Dance Classes and Modesty/Purity

Today is my daughter's dance recital.  She will be receiving her 6 year award.  I am so excited for her!  Yesterday was the dress rehearsal.  The girls have all worked so hard!  Four of us mothers who have had our girls in the same classes for four years, some more, were all sitting together while we watched the girls all practice.  We were discussing the class selection for next year.  Each year the girls dance the classes become more and more specialize.  I would love to allow my daughter to take several classes to do all the disciplines but as my mother told me growing up, "Money does not grow on trees" so we have to narrow the options down to two classes at most.  My daughter expressed an interest in hip hop for next year.  I think I had a heart attack.  Hip hop?  Really?  One of the teachers told me a couple routines to watch for beginners and they were fine but the problem lies in the first routine I watched which was high school age girls doing hip hop.  They are great dancers but some of those moves... I am sorry but my 8 almost 9 year old will not be doing those.  One of the other mom's leaned over during the routine and said to the rest of us "And THAT is why my daughter will NOT be taking hip hop!".  I had to agree.   The girls were actually dressed modestly, however, they really needed poles!  It was appalling!  When I talked to my daughter about it later she said that she told the girl sitting next to her (it was this girl's mother that made the above comment...) that I would not allow her to take hip hop as I had stated some of the moves were inappropriate.  The other girl said "What was wrong with that?  I did not see anything inappropriate."  My daughter did not know what the problem was but that mommy said there was something.  I will have to explain it to my child at some point but it is sad that the kids do not see that moving their bodies in this way publicly is not a good idea.

I started to write this entry BEFORE the recital and then had a busy weekend.  The recital is now past.  I had warned my husband of this first routine and asked him to play the ipod with my 6 year old during the routine to keep him from seeing it.  My son sat there and watched.  I leaned over and said "Aren't you helping Daddy with the game?" After all my son is a video game addict in training if it weren't for us limiting him.  He looks at me and says "I know you only want me to play because you don't want me to see this."  And he turned and stared at the stage more.  So frustrated.... His little eyes and mind do not need encouragement to watch these things.
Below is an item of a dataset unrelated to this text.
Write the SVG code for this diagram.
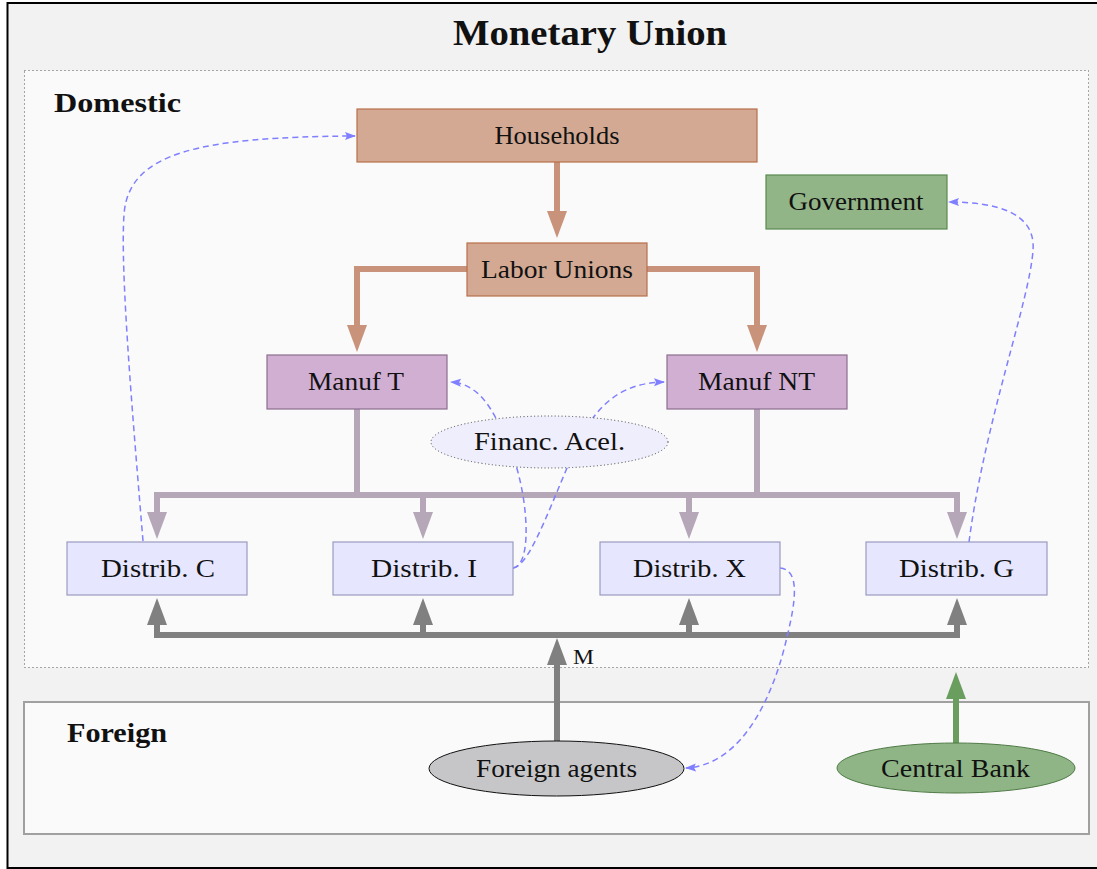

It may seem harmless to some but we really do need to protect our children's innocence as long as we can.  That being said, I finished a book yesterday called "Six ways to keep the 'little' in your girl" by Dannah Gresh. This was a great read.  And while I do not agree with everything her family did, I am really having to pray and think in depth about some things.  She explains that part of keeping them innocent means we may have to have "the talk" with them sooner than I imagined.  I see her points... it is all just so scary.  I do feel confirmed in my thinking about this whole hip hop class though.  Some of those moves are just too much for my LITTLE girl!